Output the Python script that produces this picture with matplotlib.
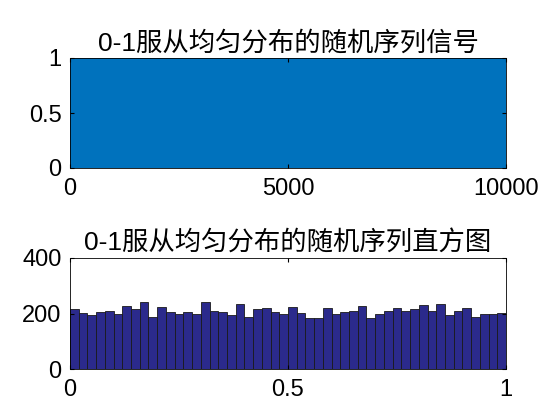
import matplotlib
matplotlib.use("Agg")
import matplotlib.pyplot as plt
import numpy as np

plt.rcParams['font.family'] = ['Liberation Sans', 'Noto Sans CJK SC', 'DejaVu Sans']

# Top: signal envelope (uniform 0-1 random sequence, 10000 samples)
sig_x = [1, 10000]
sig_low = [0.0, 0.0]
sig_high = [1.0, 1.0]

# Bottom: histogram counts, 50 bins over [0,1]
counts = [215, 203, 195, 207, 210, 200, 228, 215, 240, 186,
          225, 207, 200, 204, 200, 240, 209, 207, 195, 233,
          189, 216, 221, 204, 198, 222, 203, 185, 185, 221,
          198, 207, 209, 227, 185, 200, 210, 221, 209, 216,
          231, 210, 233, 195, 210, 221, 189, 200, 198, 203]
edges = np.linspace(0, 1, len(counts) + 1)

fig = plt.figure(figsize=(5.6, 4.2), dpi=100)
ax1 = fig.add_axes([70/560, 1-168/420, 436/560, 110/420])
ax1.fill_between(sig_x, sig_low, sig_high, color='#0072BD', lw=0)
ax1.set_xlim(0, 10000)
ax1.set_ylim(0, 1)
ax1.set_xticks([0, 5000, 10000])
ax1.set_yticks([0, 0.5, 1])
ax1.set_yticklabels(['0', '0.5', '1'])
ax1.set_title('0-1服从均匀分布的随机序列信号', fontsize=19, pad=5)

ax2 = fig.add_axes([70/560, 1-369/420, 436/560, 111/420])
ax2.bar(edges[:-1], counts, width=np.diff(edges), align='edge',
        color='#2B2A8C', edgecolor='#1a1a1a', lw=0.6)
ax2.set_xlim(0, 1)
ax2.set_ylim(0, 400)
ax2.set_xticks([0, 0.5, 1])
ax2.set_xticklabels(['0', '0.5', '1'])
ax2.set_yticks([0, 200, 400])
ax2.set_title('0-1服从均匀分布的随机序列直方图', fontsize=19, pad=5)

for ax in (ax1, ax2):
    ax.tick_params(labelsize=17, direction='in', length=3, top=True, right=True)
    ax.tick_params(axis='x', pad=7)
    ax.tick_params(axis='y', pad=6)
    for s in ax.spines.values():
        s.set_linewidth(0.6)

fig.savefig('out.png', dpi=100)
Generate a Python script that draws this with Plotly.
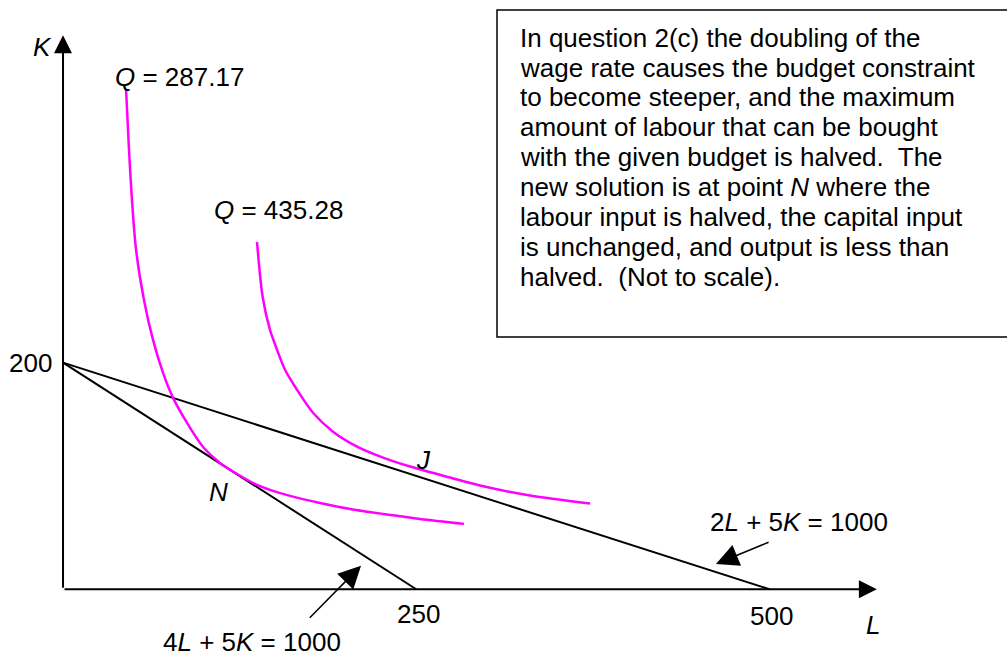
import plotly.graph_objects as go

# ===== DATA =====
# budget constraints (intercepts on the L and K axes)
budget_K0 = 200
budget_L0_new = 250   # 4L + 5K = 1000
budget_L0_old = 500   # 2L + 5K = 1000

# isoquants (drawn "not to scale")
q1_L = [44.6, 46.7, 48.8, 51.7, 57.3, 63.7, 70.8, 77.9, 87.8, 99.1, 111.1, 125.3,
        137.3, 146.5, 160.7, 181.9, 203.1, 226.5, 252.7, 283.8]
q1_K = [441.6, 387.7, 343.6, 299.5, 255.4, 220.1, 191.0, 168.9, 146.8, 125.6, 111.5, 100.2,
        92.1, 87.7, 82.4, 76.2, 70.9, 66.5, 62.1, 57.7]
q2_L = [137.3, 141.3, 146.5, 151.5, 157.1, 165.6, 176.9, 191.1, 208.1, 226.5, 245.6, 273.9,
        295.1, 330.5, 373.0]
q2_K = [306.5, 258.0, 228.9, 211.3, 193.7, 176.1, 155.8, 139.1, 125.9, 116.2, 108.3, 98.6,
        91.5, 82.7, 75.6]

tick_L = [250, 500]
tick_K = [200]

note_lines = [
    "In question 2(c) the doubling of the",
    "wage rate causes the budget constraint",
    "to become steeper, and the maximum",
    "amount of labour that can be bought",
    "with the given budget is halved.  The",
    "new solution is at point <i>N</i> where the",
    "labour input is halved, the capital input",
    "is unchanged, and output is less than",
    "halved.  (Not to scale).",
]

# ===== FIGURE =====
W, H = 1007, 657
FONT = "Arial, Liberation Sans, sans-serif"
fs = 26

fig = go.Figure()

# budget lines
fig.add_trace(go.Scatter(x=[0, budget_L0_new], y=[budget_K0, 0], mode="lines",
                         line=dict(color="black", width=2), hoverinfo="skip"))
fig.add_trace(go.Scatter(x=[0, budget_L0_old], y=[budget_K0, 0], mode="lines",
                         line=dict(color="black", width=2), hoverinfo="skip"))

# isoquants
for xs, ys in [(q1_L, q1_K), (q2_L, q2_K)]:
    fig.add_trace(go.Scatter(x=xs, y=ys, mode="lines",
                             line=dict(color="#FF00FF", width=2.5, shape="spline", smoothing=0.8),
                             hoverinfo="skip"))

anns = []

# axes with arrowheads
anns.append(dict(x=576, y=0, ax=0, ay=0, xref="x", yref="y", axref="x", ayref="y", text="",
                 showarrow=True, arrowhead=2, arrowwidth=2, arrowsize=1.8, arrowcolor="black"))
anns.append(dict(x=0, y=489, ax=0, ay=0, xref="x", yref="y", axref="x", ayref="y", text="",
                 showarrow=True, arrowhead=2, arrowwidth=2, arrowsize=1.8, arrowcolor="black"))

# pointer arrows to the budget lines
anns.append(dict(x=210.9, y=20.8, ax=173.6, ay=-26.5, xref="x", yref="y", axref="x", ayref="y", text="",
                 showarrow=True, arrowhead=2, arrowwidth=1.5, arrowsize=3, arrowcolor="black"))
anns.append(dict(x=462.1, y=22.3, ax=500.4, ay=42.0, xref="x", yref="y", axref="x", ayref="y", text="",
                 showarrow=True, arrowhead=2, arrowwidth=1.5, arrowsize=3, arrowcolor="black"))


def label(x, y, text, xanchor="center"):
    anns.append(dict(x=x, y=y, xref="x", yref="y", text=text, showarrow=False,
                     xanchor=xanchor, yanchor="middle", font=dict(family=FONT, size=fs, color="black")))


# tick values
label(251.5, -21.8, str(tick_L[0]))
label(501.5, -23.6, str(tick_L[1]))
label(-6.4, tick_K[0], str(tick_K[0]), xanchor="right")

# axis names
label(573.5, -31.4, "<i>L</i>")
label(-14.4, 478.9, "<i>K</i>")

# curve / point labels
label(35.6, 452.4, "<i>Q</i> = 287.17", xanchor="left")
label(105.2, 334.8, "<i>Q</i> = 435.28", xanchor="left")
label(255.0, 114.1, "<i>J</i>")
label(109.9, 86.1, "<i>N</i>")
label(133.5, -46.8, "4<i>L</i> + 5<i>K</i> = 1000")
label(520.6, 59.7, "2<i>L</i> + 5<i>K</i> = 1000")

# explanatory note, one annotation per line
for i, line in enumerate(note_lines):
    anns.append(dict(x=518 / W, y=1 - (37.7 + i * 29.9) / H, xref="paper", yref="paper",
                     text=line, showarrow=False, xanchor="left", yanchor="middle",
                     font=dict(family=FONT, size=fs, color="black")))

fig.update_layout(
    width=W, height=H,
    margin=dict(l=0, r=0, t=0, b=0),
    paper_bgcolor="white", plot_bgcolor="white",
    showlegend=False,
    xaxis=dict(visible=False, range=[-44.6, 668.1], fixedrange=True),
    yaxis=dict(visible=False, range=[-59.8, 520.1], fixedrange=True),
    annotations=anns,
    shapes=[dict(type="rect", xref="paper", yref="paper",
                 x0=497 / W, x1=1.01, y0=1 - 337 / H, y1=1 - 10 / H,
                 line=dict(color="black", width=1.5), fillcolor="rgba(0,0,0,0)")],
)

fig.write_html("out.html", post_script="document.body.style.margin='0';",
               config={"displayModeBar": False})
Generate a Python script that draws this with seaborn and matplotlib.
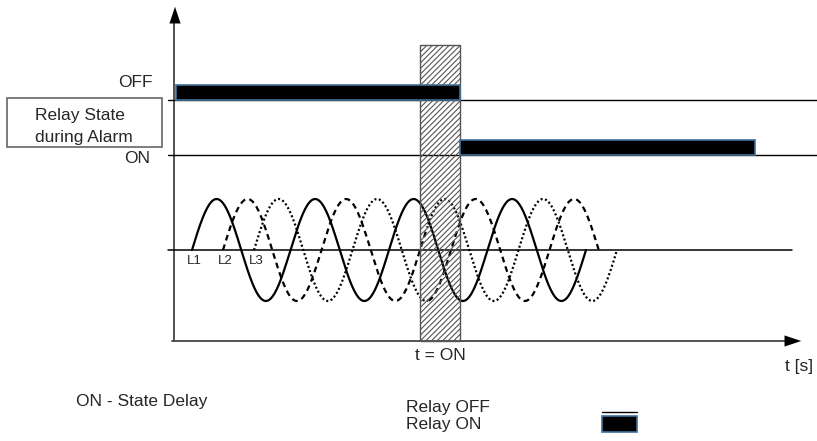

+ + + + + + +

- GOAL OF THE EXERCISE: Using the entries above, extract exactly the lines from the one that contains "Generate a Python script that draws this with Plotly." through the one that contains "tick_K = [200]". Do not carry over any pictures.

- EXERCISE RESULT:
Generate a Python script that draws this with Plotly.
import plotly.graph_objects as go

# ===== DATA =====
# budget constraints (intercepts on the L and K axes)
budget_K0 = 200
budget_L0_new = 250   # 4L + 5K = 1000
budget_L0_old = 500   # 2L + 5K = 1000

# isoquants (drawn "not to scale")
q1_L = [44.6, 46.7, 48.8, 51.7, 57.3, 63.7, 70.8, 77.9, 87.8, 99.1, 111.1, 125.3,
        137.3, 146.5, 160.7, 181.9, 203.1, 226.5, 252.7, 283.8]
q1_K = [441.6, 387.7, 343.6, 299.5, 255.4, 220.1, 191.0, 168.9, 146.8, 125.6, 111.5, 100.2,
        92.1, 87.7, 82.4, 76.2, 70.9, 66.5, 62.1, 57.7]
q2_L = [137.3, 141.3, 146.5, 151.5, 157.1, 165.6, 176.9, 191.1, 208.1, 226.5, 245.6, 273.9,
        295.1, 330.5, 373.0]
q2_K = [306.5, 258.0, 228.9, 211.3, 193.7, 176.1, 155.8, 139.1, 125.9, 116.2, 108.3, 98.6,
        91.5, 82.7, 75.6]

tick_L = [250, 500]
tick_K = [200]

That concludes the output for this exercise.